IN THE COURT OF APPEALS OF NORTH CAROLINA
No. COA19-142
Filed: 15 October 2019
Buncombe County, No. 15 CVS 4472
DUNG THANG TRANG, Plaintiff,
v.
L J WINGS, INC. and WILLIAM ROBERT ERICKSON, Defendants.
Appeal by plaintiff from judgment and order entered 1 May 2018 and 26 July
2018, respectively, by Judge J. Thomas Davis in Buncombe County Superior Court.
Heard in the Court of Appeals 18 September 2019.
Lakota R. Denton and Lucas T. Baker for plaintiff-appellant.
Pope Aylward Sweeney & Stephenson, LLP, by Jeremy A. Stephenson, for defendant-appellee.
TYSON, Judge.
Dung Thang Trang (“Plaintiff”) appeals from the trial court’s partial grant of
directed verdict in favor of L J Wings, Inc. (“Defendant”). Plaintiff also appeals the
trial court’s denial of his requested jury instructions.

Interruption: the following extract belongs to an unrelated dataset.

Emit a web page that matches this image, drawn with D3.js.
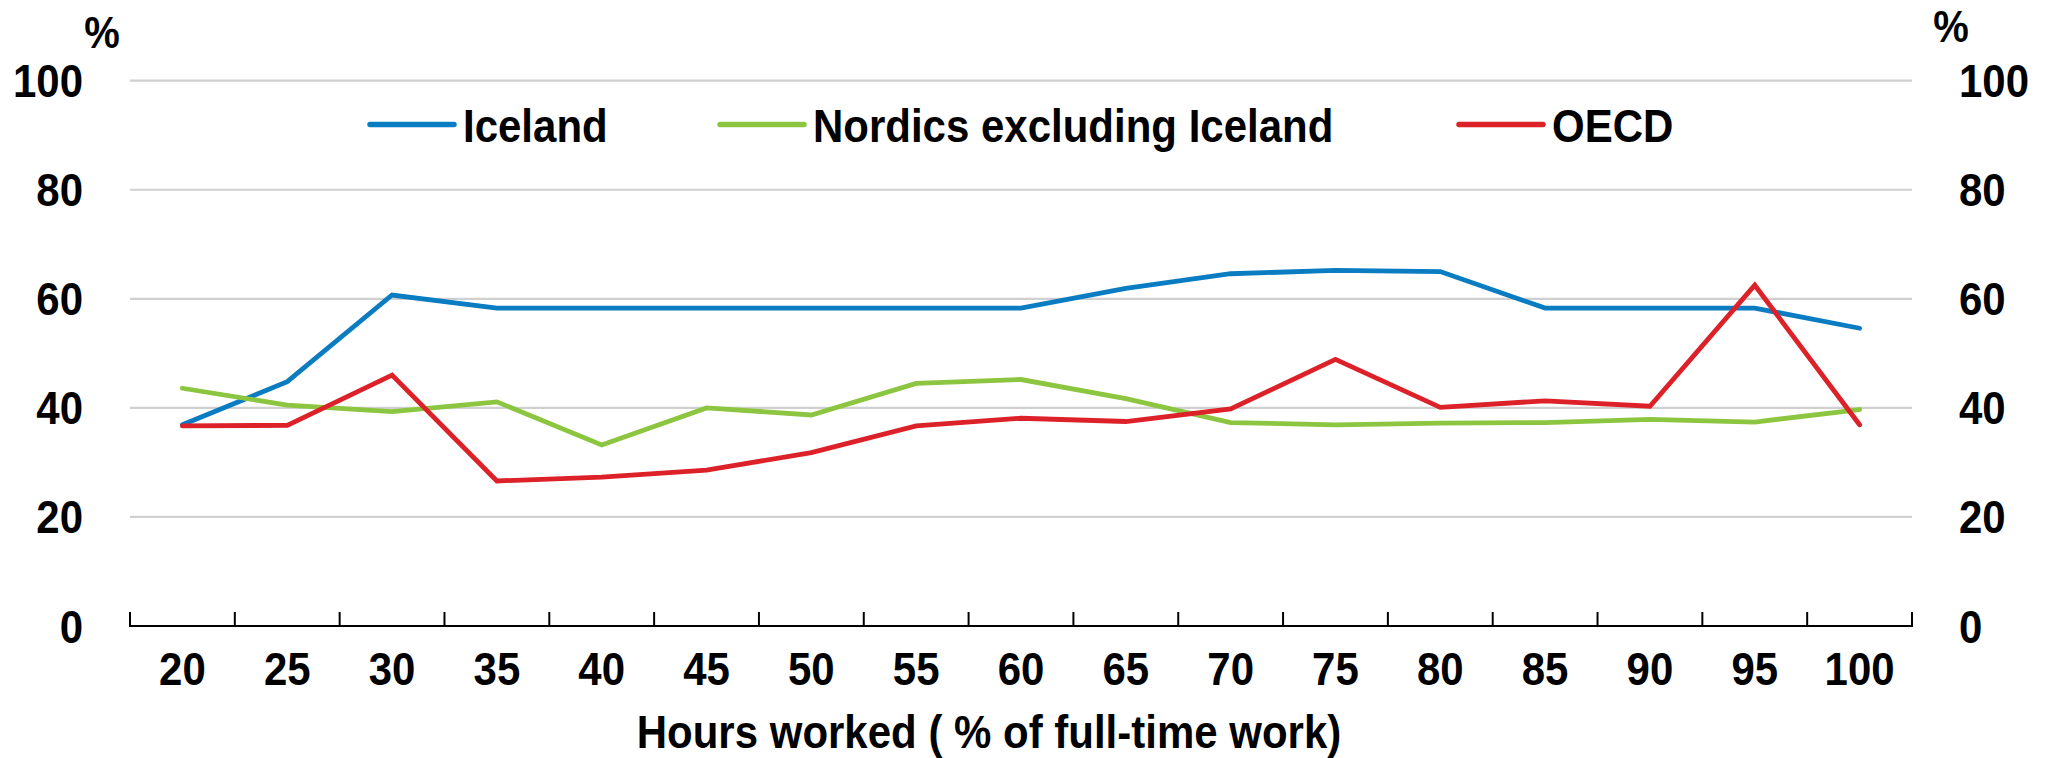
<html>
<head>
  <script src="https://d3js.org/d3.v7.min.js"></script>
  <style>
    body { margin: 0; background: #fff; }
    text { font-family: 'Liberation Sans', Arial, Helvetica, sans-serif; font-weight: bold; fill: #000; }
  </style>
</head>
<body>
  <svg id="chart" width="2049" height="758"></svg>
  <script>
    // ----
    // DATA
    // ----
    const hours = [20, 25, 30, 35, 40, 45, 50, 55, 60, 65, 70, 75, 80, 85, 90, 95, 100];
    const iceland = [36.9, 44.8, 60.7, 58.3, 58.3, 58.3, 58.3, 58.3, 58.3, 61.9, 64.6, 65.2, 65.0, 58.3, 58.3, 58.3, 54.6];
    const nordics = [43.6, 40.5, 39.3, 41.1, 33.2, 40.0, 38.7, 44.5, 45.2, 41.7, 37.3, 36.9, 37.2, 37.3, 37.9, 37.4, 39.7];
    const oecd = [36.7, 36.8, 46.0, 26.6, 27.3, 28.6, 31.8, 36.7, 38.1, 37.5, 39.8, 48.9, 40.1, 41.3, 40.3, 62.5, 36.9];
    const seriesNames = ["Iceland", "Nordics excluding Iceland", "OECD"];
    const yTicks = [0, 20, 40, 60, 80, 100];
    const xTitle = "Hours worked ( % of full-time work)";

    const colors = ["#0a7cc2", "#8cc640", "#dc2129"];
    const series = [iceland, nordics, oecd];

    // ----------
    // DIMENSIONS
    // ----------
    const svg = d3.select("svg#chart");
    const margin = { top: 80.7, right: 137, bottom: 132, left: 130 };
    const width = 2049, height = 758;
    const fontSize = 42;
    const stretch = "scale(1,1.12)";

    // ------
    // SCALES
    // ------
    const x = d3.scaleBand()
      .domain(hours)
      .range([margin.left, width - margin.right])
      .padding(0);
    const y = d3.scaleLinear()
      .domain([0, 100])
      .range([height - margin.bottom, margin.top]);

    // gridlines
    svg.append("g")
      .selectAll("line")
      .data(yTicks.filter(d => d > 0))
      .join("line")
      .attr("x1", x.range()[0])
      .attr("x2", x.range()[1])
      .attr("y1", d => y(d))
      .attr("y2", d => y(d))
      .attr("stroke", "#d0d0d0")
      .attr("stroke-width", 2.2);

    // y labels, both sides
    const addY = (xPos, anchor) => {
      svg.append("g")
        .selectAll("text")
        .data(yTicks)
        .join("text")
        .attr("transform", d => `translate(${xPos},${y(d) + 16.5}) ${stretch}`)
        .attr("text-anchor", anchor)
        .style("font-size", fontSize + "px")
        .text(d => d);
    };
    addY(83, "end");
    addY(1959, "start");

    // % unit labels
    svg.append("text")
      .attr("transform", `translate(102,48) ${stretch}`)
      .attr("text-anchor", "middle")
      .style("font-size", "40px")
      .text("%");
    svg.append("text")
      .attr("transform", `translate(1951,42) ${stretch}`)
      .attr("text-anchor", "middle")
      .style("font-size", "40px")
      .text("%");

    // x axis line and ticks at band edges
    const axisG = svg.append("g");
    axisG.append("line")
      .attr("x1", x.range()[0])
      .attr("x2", x.range()[1])
      .attr("y1", y(0))
      .attr("y2", y(0))
      .attr("stroke", "#000")
      .attr("stroke-width", 2.2);
    const edges = hours.map(h => x(h)).concat([x.range()[1]]);
    axisG.selectAll("line.tick")
      .data(edges)
      .join("line").attr("class", "tick")
      .attr("x1", d => d)
      .attr("x2", d => d)
      .attr("y1", y(0) + 1)
      .attr("y2", y(0) - 14)
      .attr("stroke", "#000")
      .attr("stroke-width", 2);

    axisG.selectAll("text")
      .data(hours)
      .join("text")
      .attr("transform", d => `translate(${x(d) + x.bandwidth() / 2},685) ${stretch}`)
      .attr("text-anchor", "middle")
      .style("font-size", fontSize + "px")
      .text(d => d);

    svg.append("text")
      .attr("transform", `translate(989,748) ${stretch}`)
      .attr("text-anchor", "middle")
      .style("font-size", fontSize + "px")
      .text(xTitle);

    // -----
    // LINES
    // -----
    const line = d3.line()
      .x((d, i) => x(hours[i]) + x.bandwidth() / 2)
      .y(d => y(d));

    svg.append("g")
      .selectAll("path")
      .data(series)
      .join("path")
      .attr("d", d => line(d))
      .attr("fill", "none")
      .attr("stroke", (d, i) => colors[i])
      .attr("stroke-width", 4.8)
      .attr("stroke-linecap", "round")
      .attr("stroke-linejoin", "miter");

    // ------
    // LEGEND
    // ------
    const legendX = [370, 720, 1459];
    const legendY = 124.5;
    const lg = svg.append("g")
      .selectAll("g")
      .data(seriesNames)
      .join("g")
      .attr("transform", (d, i) => `translate(${legendX[i]},${legendY})`);
    lg.append("line")
      .attr("x1", 0)
      .attr("x2", 84)
      .attr("stroke", (d, i) => colors[i])
      .attr("stroke-width", 5.5)
      .attr("stroke-linecap", "round");
    lg.append("text")
      .attr("transform", `translate(93,17) ${stretch}`)
      .style("font-size", fontSize + "px")
      .text(d => d);
  </script>
</body>
</html>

We find no error.
I. Background
Defendant is a North Carolina corporation, which owns and operates a Wild
Wing Café franchised restaurant in Buncombe County, North Carolina (“Café”).
Defendant’s franchisor established and issued policies and procedures regarding TRANG V. L J WINGS, INC.
Opinion of the Court
North Carolina’s dram shop laws and alcohol practices to its franchisees and their
employees, including information to monitor and prevent customer intoxication.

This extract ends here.